Eine Frage der Perspektive

Der vielbeschworene Zauber eines jeden Anfangs – was bedeutet der eigentlich in der Lebensmitte? In einer Lebensphase, in der nicht mehr alles neu und verheißungsvoll erscheint, sich aber mit überraschender Intensität wieder eine erwartungsvolle Aufgeregtheit einstellt. Wenn viel geschafft und erreicht, aber noch längst nicht alles ausgelebt ist. Und wenn sich unter die Erschöpfung des Alltags das Bedürfnis nach neuen Erfahrungen und Abenteuern mischt. Gilt das, wovon Hermann Hesse spricht, auch noch in diesem Alter?

„Wir sollen heiter Raum um Raum durchschreiten,
An keinem wie an einer Heimat hängen,
Der Weltgeist will nicht fesseln uns und engen,
Er will uns Stuf‘ um Stufe heben, weiten.“

Ich frage mich, welchen Blickwinkel Hermann Hesse eingenommen hatte, als er diese Zeilen schrieb. Schaute er von unten nach oben, sodass die Stufen, als würde man eine Treppe aufsteigen, fortwährend in höhere Sphären führen? Als würden sich Weisheit und Klarheit wie von allein einstellen, wenn man dem Weltgeist folgend nur entschlossen und kühn genug die einzelnen Stufen nahm. Oder schaute Hermann Hesse eher in die Ferne? Frei nach dem Motto: „Es ist nur eine Phase, Hase“? Es kommt und geht auch wieder vorbei. Und wenn es in der einen Phase nicht so gut läuft, ist schon viel geschafft, die nächste zu erreichen.

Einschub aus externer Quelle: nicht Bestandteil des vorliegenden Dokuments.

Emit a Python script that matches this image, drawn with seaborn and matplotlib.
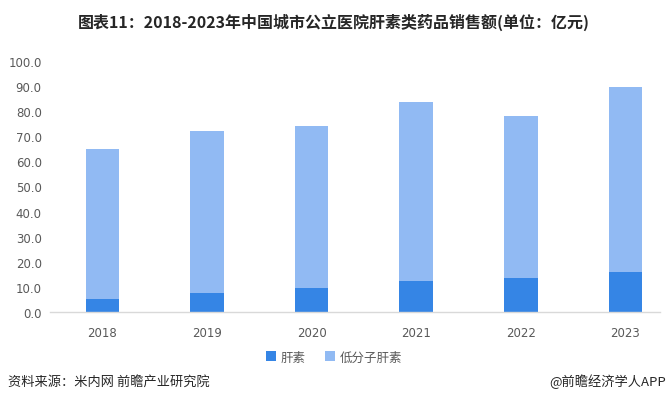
import matplotlib
matplotlib.use("Agg")
import matplotlib.pyplot as plt
import seaborn as sns
import pandas as pd
from matplotlib.patches import Patch

years = ["2018", "2019", "2020", "2021", "2022", "2023"]
heparin = [5.3, 7.4, 9.7, 12.5, 13.7, 16.0]
lmw_heparin = [59.5, 64.9, 64.3, 71.3, 64.5, 73.8]
yticks = [0, 10, 20, 30, 40, 50, 60, 70, 80, 90, 100]

sns.set_theme(style="white")
plt.rcParams['font.family'] = ['Noto Sans CJK SC', 'DejaVu Sans']

df = pd.DataFrame({"year": years, "heparin": heparin, "lmw": lmw_heparin})
df["total"] = df["heparin"] + df["lmw"]

dark = "#3585E5"
light = "#91BAF3"

fig = plt.figure(figsize=(6.68, 4.10), dpi=100)
ax = fig.add_axes([50/668, (410-313)/410, (660-50)/668, (313-62)/410])

sns.barplot(data=df, x="year", y="total", color=light, width=0.32,
            saturation=1, linewidth=0, ax=ax)
sns.barplot(data=df, x="year", y="heparin", color=dark, width=0.32,
            saturation=1, linewidth=0, ax=ax)

ax.set_xlim(-0.5, 5.33)
ax.set_ylim(0, 100)
ax.set_yticks(yticks)
ax.set_yticklabels([f"{v:.1f}" for v in yticks])
ax.set_xlabel("")
ax.set_ylabel("")
for s in ["top", "right", "left"]:
    ax.spines[s].set_visible(False)
ax.spines["bottom"].set_color("#D9D9D9")
ax.spines["bottom"].set_linewidth(1.0)
ax.tick_params(axis="both", length=0, labelsize=9, colors="#595959")
ax.tick_params(axis="x", pad=10)
ax.tick_params(axis="y", pad=6)
for lab in ax.get_yticklabels() + ax.get_xticklabels():
    lab.set_family(['DejaVu Sans'])
    lab.set_fontsize(8.5)

fig.text(0.5, 1 - 22/410, "图表11：2018-2023年中国城市公立医院肝素类药品销售额(单位：亿元)",
         ha="center", va="center", fontsize=11.5, fontweight="bold", color="#262626")

handles = [Patch(facecolor=dark, edgecolor="none"), Patch(facecolor=light, edgecolor="none")]
fig.legend(handles, ["肝素", "低分子肝素"], loc="center", bbox_to_anchor=(0.5, 1 - 358/410),
           ncol=2, frameon=False, fontsize=9, handlelength=0.8, handleheight=0.8,
           handletextpad=0.4, columnspacing=1.5, labelcolor="#595959")

fig.text(8/668, 1 - 382/410, "资料来源：米内网 前瞻产业研究院", ha="left", va="center",
         fontsize=9.5, color="#262626")
fig.text(666/668, 1 - 382/410, "@前瞻经济学人APP", ha="right", va="center",
         fontsize=9.5, color="#262626")

fig.savefig("out.png", dpi=100)
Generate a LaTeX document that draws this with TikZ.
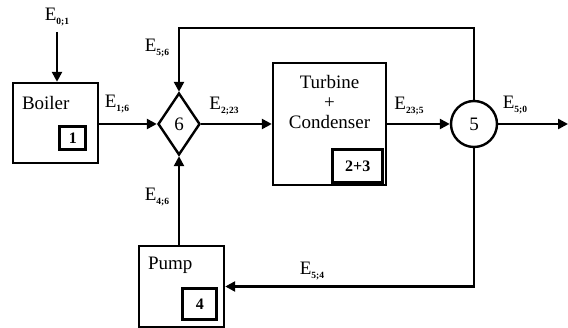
\documentclass[tikz,border=0pt]{standalone}
\usepackage{fontspec}
\setmainfont{Liberation Serif}
\usepackage{tikz}
\usetikzlibrary{arrows.meta,positioning,shapes.geometric}

\newcommand{\eflow}[1]{E\raisebox{-0.22em}{\fontsize{9.5}{9.5}\selectfont\bfseries #1}}

\begin{document}
\begin{tikzpicture}[
			x=1pt, y=-1pt,
			font=\fontsize{19}{21}\selectfont,
			unit/.style={rectangle, draw, line width=2.4pt, minimum width=85pt, minimum height=80pt, inner sep=0pt},
			tag/.style={rectangle, draw, line width=2.8pt, inner sep=0pt, font=\fontsize{16}{16}\selectfont\bfseries},
			junc/.style={draw, line width=2.4pt, inner sep=0pt},
			flow/.style={inner sep=1pt},
			>={Triangle[length=10pt,width=10pt]},
			line width=2.4pt
			]
			\useasboundingbox (0,0) rectangle (568,328);
			
			% Komponenten
			\node[unit] (boiler) at (55.5,123) {};
			\node[junc, diamond, minimum width=42pt, minimum height=62pt] (d6) at (179,124) {6};
			\node[unit, minimum width=113pt, minimum height=122pt] (turbine) at (329.5,124) {};
			\node[junc, circle, minimum size=46pt] (c5) at (474,124) {5};
			\node[unit, minimum height=81pt] (pump) at (181.5,286.5) {};
			
			% Beschriftungen der Komponenten
			\node[anchor=north west, inner sep=0pt] (boilertxt) at ([xshift=9pt,yshift=-13pt]boiler.north west) {Boiler};
			\node[anchor=north west, inner sep=0pt] (pumptxt) at ([xshift=9pt,yshift=-11pt]pump.north west) {Pump};
			\node[align=center, inner sep=0pt] (turbtxt) at ([yshift=22pt]turbine.center) {Turbine\\[-1pt]+\\[-1pt]Condenser};
			
			% Nummern
			\node[tag, minimum width=26pt, minimum height=23pt, above left=13pt and 12pt of boiler.south east] (n1) {1};
			\node[tag, minimum width=34pt, minimum height=31pt, above left=7pt and 7pt of pump.south east] (n4) {4};
			\node[tag, minimum width=50pt, minimum height=33pt, above left=2pt and 3pt of turbine.south east] (n23) {2+3};
			
			% Hilfspunkte
			\coordinate (loop) at (474,28);
			\coordinate (out) at (568,124);
			
			% Energiefluesse
			\node[flow] (e01) at (57,17) {\eflow{0;1}};
			\node[flow] (e16) at (117,104) {\eflow{1;6}};
			\node[flow] (e56) at (157,48) {\eflow{5;6}};
			\node[flow] (e223) at (224,106) {\eflow{2;23}};
			\node[flow] (e235) at (409,106) {\eflow{23;5}};
			\node[flow] (e50) at (515,105) {\eflow{5;0}};
			\node[flow] (e46) at (157,197) {\eflow{4;6}};
			\node[flow] (e54) at (312,271) {\eflow{5;4}};
			
			\draw[->] (e01.south |- 0,32) -- (e01.south |- boiler.north);
			\draw[->] (boiler.east |- d6) -- (d6.west);
			\draw[->] (d6.east) -- (turbine.west |- d6);
			\draw[->] (turbine.east |- c5) -- (c5.west);
			\draw[->] (c5.east) -- (out);
			\draw[->] (c5.north) -- (loop) -| (d6.north);
			\draw[->] (c5.south) |- (pump.east);
			\draw[->] (d6 |- pump.north) -- (d6.south);
			
		\end{tikzpicture}
\end{document}
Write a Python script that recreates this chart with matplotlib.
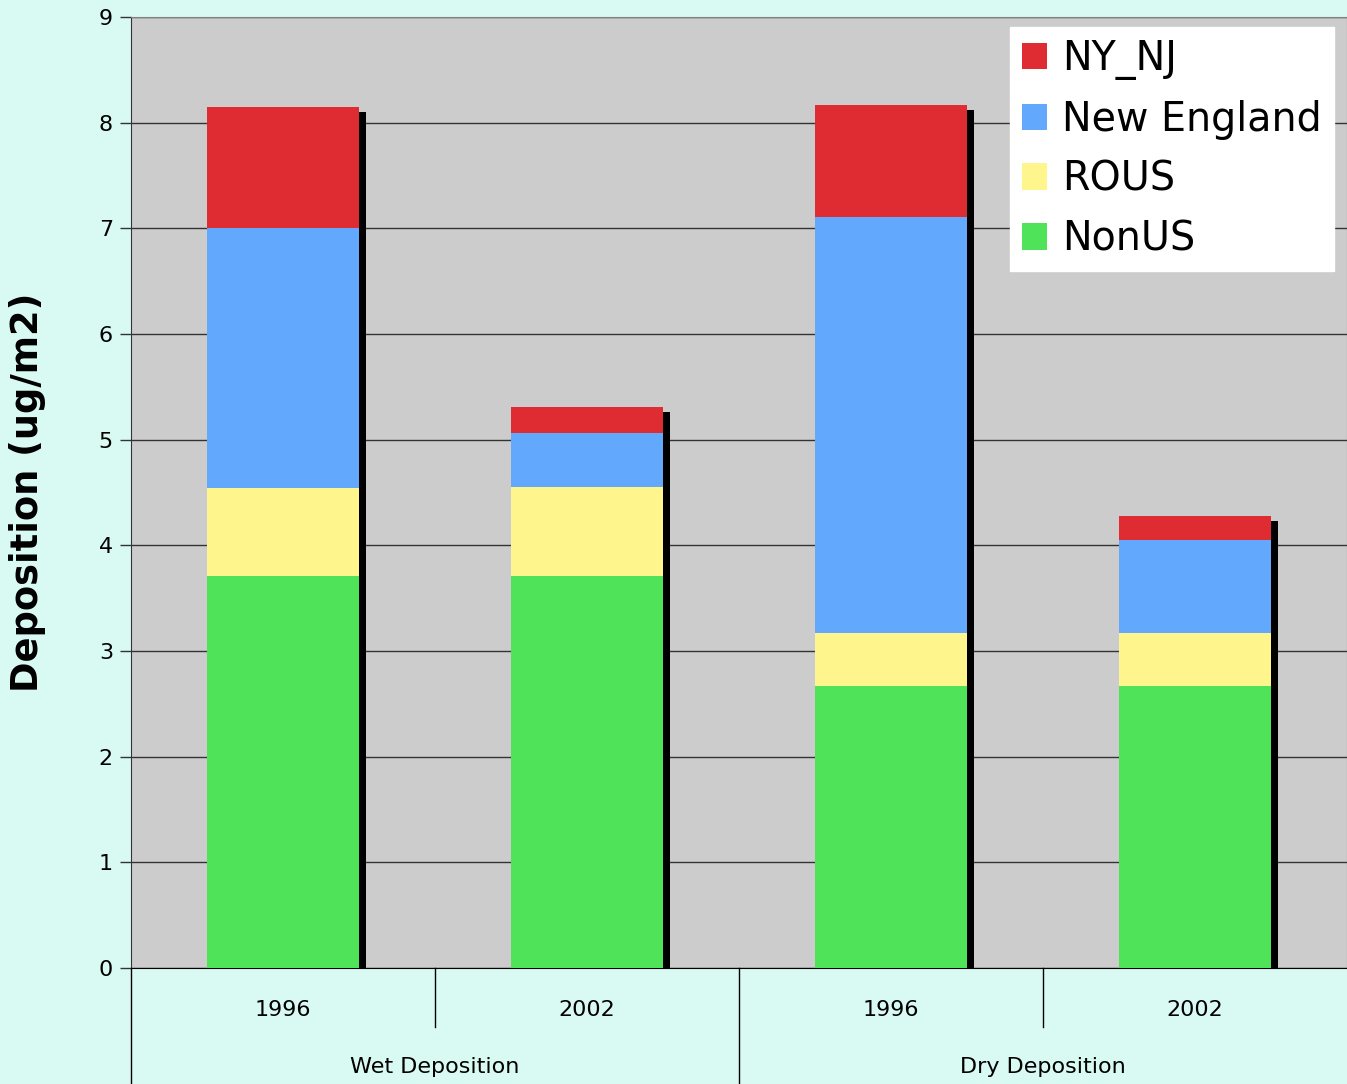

Nach unten gerichtet war Hermann Hesses Blick wohl nicht. Auch wenn sich mir diese Perspektive aktuell beinah aufzwingt. Denn die ersten Anzeichen körperlicher Auflösung lassen sich nicht leugnen. Ist es nicht ironisch, dass körperliche Reifung, anders als die geistige, am Ende ins Nichts führt? Hatte Hermann Hesse die körperliche Entwicklung einfach ausgeblendet oder war er einfach besser als ich darin, diese offenbare Ambivalenz des Lebens zu umarmen?

Da kann einem schon schwindelig werden. Also erst einmal: Einatmen, Pause in der Fülle; ausatmen, Pause in der Leere. Die Leere, in der vieles wieder möglich erscheint – vor allem Wahrhaftigkeit. „Aus vollem und tiefstem Herzen zu leben bedeutet, sich selbst etwas wert zu sein und sich mit dieser Haltung auf das Leben einzulassen“, so Brené Brown. Ihre Worte sollen mein Mantra sein. Egal, in welche Richtung ich gerade blicke.

Gleichzeitig weiß ich: Wahrhaftig zu leben, ist vielleicht das Schwierigste und zugleich Mutigste in unseren Leben. Es erfordert Courage, die eigenen Gefühle wahrzunehmen und anzuerkennen. Es braucht eine klare und entschlossene Haltung, wirkliche Entscheidungen zu treffen. Und es ist alles andere als leicht, achtsam und deutlich Grenzen zu setzen, ohne sich emotional zu verschließen. Aber wann, wenn nicht jetzt?

Ich finde, die Lebensmitte ist perfekt dafür, das eigene Leben in diesem Sinne zu gestalten. Genau jetzt ist die Zeit, sich freizumachen. Den eigenen Ambitionen Raum zu geben und darauf zu vertrauen, dass das Leben weiterhin Türen öffnet, wenn wir sie nur erkennen und uns selbst erlauben, die Stufe zu nehmen und einzutreten. Und da sind sie wieder, Herman Hesses Stufen und Räume. Wer hätte das gedacht?

Fräulein Athene

Zum Nach- und Weiterlesen:
Brown, B. ( 2021). Die Gaben der Unvollkommenheit (9. Aufl.). Kamphausen Media. Gallenberger, F. (Regie). 2021. Es ist nur eine Phase, Hase. Majestic Filmproduktion, VIAFILM GmbH & Co. KG.
Hesse, H. (2023). Stufen. (6. Aufl., S. 187). Insel Verlag.